Motivés, désireux d'accomplir de grands desseins,
les universitaires ont-ils les reins solides pour se lancer dans
l'arène politique? Plus ou moins, rétorque le politicologue
Jean Mercier: "La vie universitaire ne prépare pas
à la politique car les règlements de compte dans
ce milieu très protégé se font de façon
feutrée, alors qu'en politique les attaques sont souvent
très personnelles." Selon lui, les professeurs ont
plutôt intérêt à agir comme conseillers
discrets des politiciens, ainsi qu'ont pu le faire Léon
Dion en science politique, Henri Brun en droit constitutionnel
ou Fernand Dumont dans le domaine de la culture. Pourtant, l'ancien
député Raymond Brouillet explique que son expérience
d'enseignant lui a donné un bon coup de pouce pour prendre
la parole devant des auditoires très divers. "J'ai
déjà dû faire face à plus d'un millier
de mécontents sur le toit de l'Hôpital Chauveau,
un établissement situé dans mon comté sur
le point de fermer, raconte-t-il, et plus tard j'ai tenu tête
à l'animateur radiophonique André Arthur."
Raymond Brouillet explique par ailleurs que ses connaissances
universitaires ont pu l'aider à appréhender la
complexité de la vie politique car la bonne volonté
et les bonnes intentions ne suffisent pas à faire naître
les projets de loi, ni à changer les perceptions du public
sur un dossier controversé. "La réalité
est têtue", souligne-t-il. Pour sa part, André
Gaulin se sentait un peu dans la peau d'un directeur de thèse
lorsque ses électeurs venaient le rencontrer car il tentait
de les orienter vers les bonnes ressources. De son côté,
Louis O'Neill, ministre des affaires culturelles et des communications
sous le premier gouvernement Lévesque et professeur retraité
de la Faculté de théologie, reconnaît que
son expérience politique l'a mûri car il a pu se
frotter à des expériences de vie différentes.

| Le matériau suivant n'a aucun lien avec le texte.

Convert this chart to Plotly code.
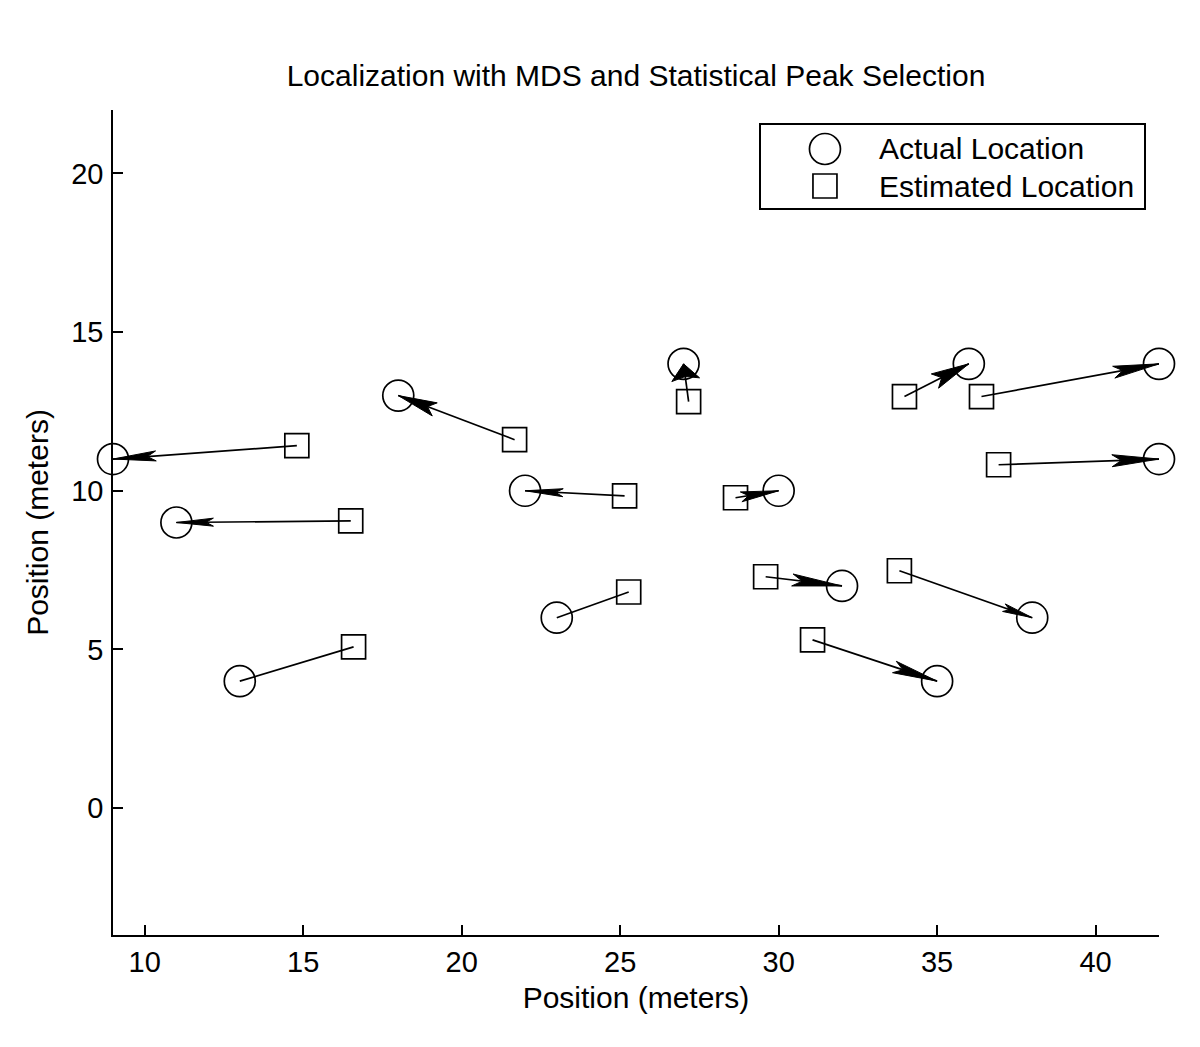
import numpy as np
import plotly.graph_objects as go

# ---- data ----
actual_x = [9, 11, 13, 18, 22, 23, 27, 30, 32, 35, 36, 38, 42, 42]
actual_y = [11, 9, 4, 13, 10, 6, 14, 10, 7, 4, 14, 6, 14, 11]
est_x = [14.80, 16.50, 16.59, 21.67, 25.14, 25.27, 27.16, 28.64, 29.59, 31.07, 33.97, 33.81, 36.40, 36.94]
est_y = [11.42, 9.05, 5.08, 11.61, 9.84, 6.81, 12.81, 9.78, 7.29, 5.30, 12.97, 7.48, 12.97, 10.82]
x_ticks = [10, 15, 20, 25, 30, 35, 40]
y_ticks = [0, 5, 10, 15, 20]
legend_labels = ["Actual Location", "Estimated Location"]

# ---- styling (arrow head sizes, in pixels) ----
head_len_px = [43, 37, 0, 39, 38, 0, 16, 38, 50, 45, 38, 30, 46, 47]
head_hw_px = [5, 4, 0, 7, 4, 0, 14, 5, 6, 6, 8, 4, 6, 6]

OFF = 8  # page body margin
W, H = 1200, 1047
# target plot box in screenshot pixels: left 113, right 1159, top 110, bottom 935
ML = 113 - OFF
MT = 110 - OFF
MR = (OFF + W) - 1159
MB = (OFF + H) - 935
XR = [9, 42]
YR = [-4, 22]
pw = W - ML - MR
ph = H - MT - MB
px_per_x = pw / (XR[1] - XR[0])
px_per_y = ph / (YR[1] - YR[0])

FONT = "Liberation Sans, Arial, sans-serif"

fig = go.Figure()

# connecting lines
lx, ly = [], []
for ax_, ay_, ex_, ey_ in zip(actual_x, actual_y, est_x, est_y):
    lx += [ex_, ax_, None]
    ly += [ey_, ay_, None]
fig.add_trace(go.Scatter(x=lx, y=ly, mode="lines", line=dict(color="black", width=1.7),
                         showlegend=False, hoverinfo="skip", cliponaxis=False))

# arrow heads (filled polygons computed in pixel space, mapped back to data)
hx, hy = [], []
for i, (ax_, ay_, ex_, ey_) in enumerate(zip(actual_x, actual_y, est_x, est_y)):
    L = head_len_px[i]
    hw = head_hw_px[i]
    if L <= 0:
        continue
    dxp = (ax_ - ex_) * px_per_x
    dyp = (ay_ - ey_) * px_per_y
    n = np.hypot(dxp, dyp)
    ux, uy = dxp / n, dyp / n
    nx, ny = -uy, ux
    pts = [
        (0, 0),
        (-L * ux + hw * nx, -L * uy + hw * ny),
        (-0.8 * L * ux, -0.8 * L * uy),
        (-L * ux - hw * nx, -L * uy - hw * ny),
        (0, 0),
    ]
    for (px, py) in pts:
        hx.append(ax_ + px / px_per_x)
        hy.append(ay_ + py / px_per_y)
    hx.append(None)
    hy.append(None)
fig.add_trace(go.Scatter(x=hx, y=hy, mode="lines", fill="toself", fillcolor="black",
                         line=dict(color="black", width=1), showlegend=False,
                         hoverinfo="skip", cliponaxis=False))

# markers
fig.add_trace(go.Scatter(x=actual_x, y=actual_y, mode="markers", name=legend_labels[0],
                         marker=dict(symbol="circle-open", size=31, color="black",
                                     line=dict(width=1.7, color="black")),
                         showlegend=False, cliponaxis=False))
fig.add_trace(go.Scatter(x=est_x, y=est_y, mode="markers", name=legend_labels[1],
                         marker=dict(symbol="square-open", size=24, color="black",
                                     line=dict(width=1.7, color="black")),
                         showlegend=False, cliponaxis=False))

# custom legend on an overlay axis
fig.add_trace(go.Scatter(x=[0.167], y=[0.711], mode="markers", xaxis="x2", yaxis="y2",
                         marker=dict(symbol="circle-open", size=31, color="black",
                                     line=dict(width=1.7, color="black")),
                         showlegend=False, hoverinfo="skip", cliponaxis=False))
fig.add_trace(go.Scatter(x=[0.167], y=[0.265], mode="markers", xaxis="x2", yaxis="y2",
                         marker=dict(symbol="square-open", size=24, color="black",
                                     line=dict(width=1.7, color="black")),
                         showlegend=False, hoverinfo="skip", cliponaxis=False))
for yy, lab in zip([0.711, 0.265], legend_labels):
    fig.add_annotation(x=0.303, y=yy, xref="x2", yref="y2", text=lab, showarrow=False,
                       xanchor="left", yanchor="middle",
                       font=dict(family=FONT, size=30, color="black"))

fig.update_layout(
    width=W, height=H,
    margin=dict(l=ML, r=MR, t=MT, b=MB),
    paper_bgcolor="white", plot_bgcolor="white",
    font=dict(family=FONT, size=29, color="black"),
    title=dict(text="Localization with MDS and Statistical Peak Selection",
               x=0.5, xref="paper", xanchor="center",
               y=1 - (75 - OFF) / H, yref="container", yanchor="middle",
               font=dict(size=30, color="black")),
    xaxis=dict(range=XR, tickvals=x_ticks, ticktext=[str(v) for v in x_ticks],
               showline=True, linecolor="black", linewidth=1.5,
               ticks="inside", ticklen=10, tickwidth=1.5, tickcolor="black",
               tickfont=dict(size=29),
               showgrid=False, zeroline=False,
               title=dict(text="Position (meters)", standoff=10,
                          font=dict(size=30, color="black"))),
    yaxis=dict(range=YR, tickvals=y_ticks, ticktext=[str(v) for v in y_ticks],
               showline=True, linecolor="black", linewidth=1.5,
               ticks="inside", ticklen=10, tickwidth=1.5, tickcolor="black",
               tickfont=dict(size=29),
               ticklabelstandoff=2,
               showgrid=False, zeroline=False,
               title=dict(text="Position (meters)", standoff=14,
                          font=dict(size=30, color="black"))),
    xaxis2=dict(domain=[(761 - 113) / pw, (1144 - 113) / pw], range=[0, 1], anchor="y2",
                showline=True, mirror=True, linecolor="black", linewidth=1.5,
                showticklabels=False, ticks="", showgrid=False, zeroline=False, fixedrange=True),
    yaxis2=dict(domain=[(935 - 208) / ph, (935 - 125) / ph], range=[0, 1], anchor="x2",
                showline=True, mirror=True, linecolor="black", linewidth=1.5,
                showticklabels=False, ticks="", showgrid=False, zeroline=False, fixedrange=True),
    showlegend=False,
)

fig.write_html("out.html")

"Cela nous fait atterrir lorsqu'on visite des usines où
des ouvriers fabriquent des chaussures à longueur de journée
dans de fortes odeurs de colle, raconte-t-il. À l'université
nos idées restent sur papier, alors que les praticiens
de la politique ont l'obligation d'agir".
La souveraineté du chef
Pour sa part, même si Guy Laforest n'a pas exercé
comme député, il a dû lui aussi mettre les
bouchées doubles pour s'adapter rapidement au fonctionnement
interne de l'Action démocratique du Québec. Sollicité
par Mario Dumont, il a fini par accepter de devenir candidat
dans le comté de Louis-Hébert, tout en assumant
la présidence du parti. "C'est très difficile
à accepter pour un professeur que les documents qu'il
rédige soient remaniés à plusieurs reprises,
explique-t-il. La vie se charge de nous apprendre la dynamique
partisane, pas le doctorat en science politique." Il se
donne d'ailleurs encore du temps pour utiliser dans ses cours
son expérience récente, lui qui a retrouvé
sa classe d'enseignement le surlendemain de sa défaite
électorale.
Au-delà de l'influence exercée par les universitaires
sur la vie politique, les diplômés de l'Université
Laval jouent également un grand rôle sur les gouvernements
qui se sont succédés dans les dernières
décennies. Plusieurs premiers ministres fédéraux
comme Brian Mulroney, Jean Chrétien se sont formés
ici, des premiers ministres provinciaux aussi qu'il s'agisse
de Jean Lesage, de Lucien Bouchard, René Lévesque,
et bien souvent ils y ont côtoyé d'autres étudiants
devenus au fil du temps des conseillers politiques. Sans compter
que des figures marquantes tels Georges-Henri Lévesque,
le fondateur de la Faculté des sciences sociales, ou le
sociologue Fernand Dumont ont grandement contribué à
la Révolution tranquille, et à la formation de
ceux qui allaient devenir les fonctionnaires d'un nouvel État,
tant à Québec qu'à Ottawa. L'influence en
politique ne se limite donc pas à la boîte de scrutin.